>> START
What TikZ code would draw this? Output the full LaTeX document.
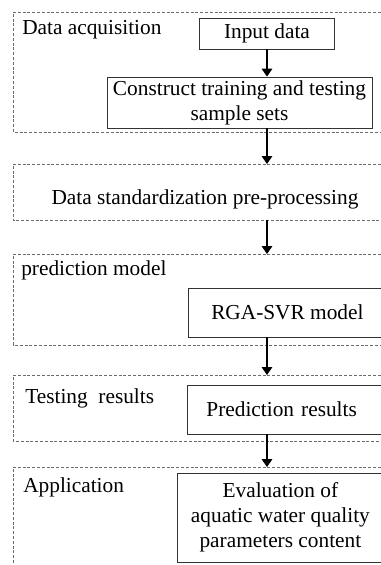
\documentclass[tikz,border=0pt]{standalone}
\usepackage{fontspec}
\setmainfont{Liberation Serif}
\usetikzlibrary{positioning, calc, arrows.meta}

\begin{document}
\begin{tikzpicture}[x=0.75pt,y=-0.75pt,
    font=\fontsize{16}{18.75}\selectfont,
    grp/.style={draw=gray!85!black, line width=0.6pt, dash pattern=on 2.2pt off 1.4pt},
    bx/.style={draw=black!80, line width=0.6pt, inner sep=0pt, align=center},
    lbl/.style={anchor=base west, inner sep=0pt},
    flow/.style={-{Triangle[width=8pt,length=6pt]}, line width=0.9pt}]
    \useasboundingbox (0,0) rectangle (381,565);
    \clip (0,0) rectangle (381,565);

    % dashed stage frames
    \draw[grp] (400,12) -- (13,12) -- (13,132) -- (400,132);
    \draw[grp] (400,164) -- (13,164) -- (13,220) -- (400,220);
    \draw[grp] (400,254) -- (13,254) -- (13,345) -- (400,345);
    \draw[grp] (400,375) -- (13,375) -- (13,441) -- (400,441);
    \draw[grp] (400,467) -- (13,467) -- (13,580);

    % where the arrows meet the frames
    \coordinate (t2) at (267,164);
    \coordinate (b2) at (267,220);
    \coordinate (t3) at (267,254);
    \coordinate (t4) at (267,375);
    \coordinate (t5) at (267,467);

    % stage titles
    \node[lbl] (acq)  at (22,34)  {Data acquisition};
    \node[lbl] (pmod) at (21,275) {prediction model};
    \node[lbl] (test) at (25,403) {Testing\ \ results};
    \node[lbl] (app)  at (23,492) {Application};
    \node (std) at (205,199) {Data standardization pre-processing};

    % boxes
    \node[bx, minimum width=101.25pt, minimum height=23.25pt] (inp) at (267,33.5) {Input data};
    \node[bx, minimum width=198.75pt, minimum height=38.25pt] (cons) at (239.5,102.5)
        {Construct training and testing\\sample sets};
    \node[bx, anchor=west, minimum width=148.5pt, minimum height=36.75pt] (svr) at (188,312.5) {RGA-SVR model};
    \node[bx, anchor=west, minimum height=36.75pt, inner xsep=14.25pt, text width=129pt, align=left]
        (pred) at (187,409.5) {Prediction results};
    \node[bx, anchor=west, minimum width=154.5pt, minimum height=66.75pt] (eval) at (177,517.5)
        {Evaluation of\\aquatic water quality\\parameters content};

    \draw[flow] (inp) -- (inp.south |- cons.north);
    \draw[flow] (inp.south |- cons.south) -- (t2);
    \draw[flow] (b2) -- (t3);
    \draw[flow] (svr.south -| t4) -- (t4);
    \draw[flow] (pred.south -| t5) -- (t5);
\end{tikzpicture}
\end{document}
>> END
* [Task brief] Quote the data exactly, leaving every image out of the copy.

* [Result of this exercise]
What TikZ code would draw this? Output the full LaTeX document.
\documentclass[tikz,border=0pt]{standalone}
\usepackage{fontspec}
\setmainfont{Liberation Serif}
\usetikzlibrary{positioning, calc, arrows.meta}

\begin{document}
\begin{tikzpicture}[x=0.75pt,y=-0.75pt,
    font=\fontsize{16}{18.75}\selectfont,
    grp/.style={draw=gray!85!black, line width=0.6pt, dash pattern=on 2.2pt off 1.4pt},
    bx/.style={draw=black!80, line width=0.6pt, inner sep=0pt, align=center},
    lbl/.style={anchor=base west, inner sep=0pt},
    flow/.style={-{Triangle[width=8pt,length=6pt]}, line width=0.9pt}]
    \useasboundingbox (0,0) rectangle (381,565);
    \clip (0,0) rectangle (381,565);

    % dashed stage frames
    \draw[grp] (400,12) -- (13,12) -- (13,132) -- (400,132);
    \draw[grp] (400,164) -- (13,164) -- (13,220) -- (400,220);
    \draw[grp] (400,254) -- (13,254) -- (13,345) -- (400,345);
    \draw[grp] (400,375) -- (13,375) -- (13,441) -- (400,441);
    \draw[grp] (400,467) -- (13,467) -- (13,580);

    % where the arrows meet the frames
    \coordinate (t2) at (267,164);
    \coordinate (b2) at (267,220);
    \coordinate (t3) at (267,254);
    \coordinate (t4) at (267,375);
    \coordinate (t5) at (267,467);

    % stage titles
    \node[lbl] (acq)  at (22,34)  {Data acquisition};
    \node[lbl] (pmod) at (21,275) {prediction model};
    \node[lbl] (test) at (25,403) {Testing\ \ results};
    \node[lbl] (app)  at (23,492) {Application};
    \node (std) at (205,199) {Data standardization pre-processing};

    % boxes
    \node[bx, minimum width=101.25pt, minimum height=23.25pt] (inp) at (267,33.5) {Input data};
    \node[bx, minimum width=198.75pt, minimum height=38.25pt] (cons) at (239.5,102.5)
        {Construct training and testing\\sample sets};
    \node[bx, anchor=west, minimum width=148.5pt, minimum height=36.75pt] (svr) at (188,312.5) {RGA-SVR model};
    \node[bx, anchor=west, minimum height=36.75pt, inner xsep=14.25pt, text width=129pt, align=left]
        (pred) at (187,409.5) {Prediction results};
    \node[bx, anchor=west, minimum width=154.5pt, minimum height=66.75pt] (eval) at (177,517.5)
        {Evaluation of\\aquatic water quality\\parameters content};

    \draw[flow] (inp) -- (inp.south |- cons.north);
    \draw[flow] (inp.south |- cons.south) -- (t2);
    \draw[flow] (b2) -- (t3);
    \draw[flow] (svr.south -| t4) -- (t4);
    \draw[flow] (pred.south -| t5) -- (t5);
\end{tikzpicture}
\end{document}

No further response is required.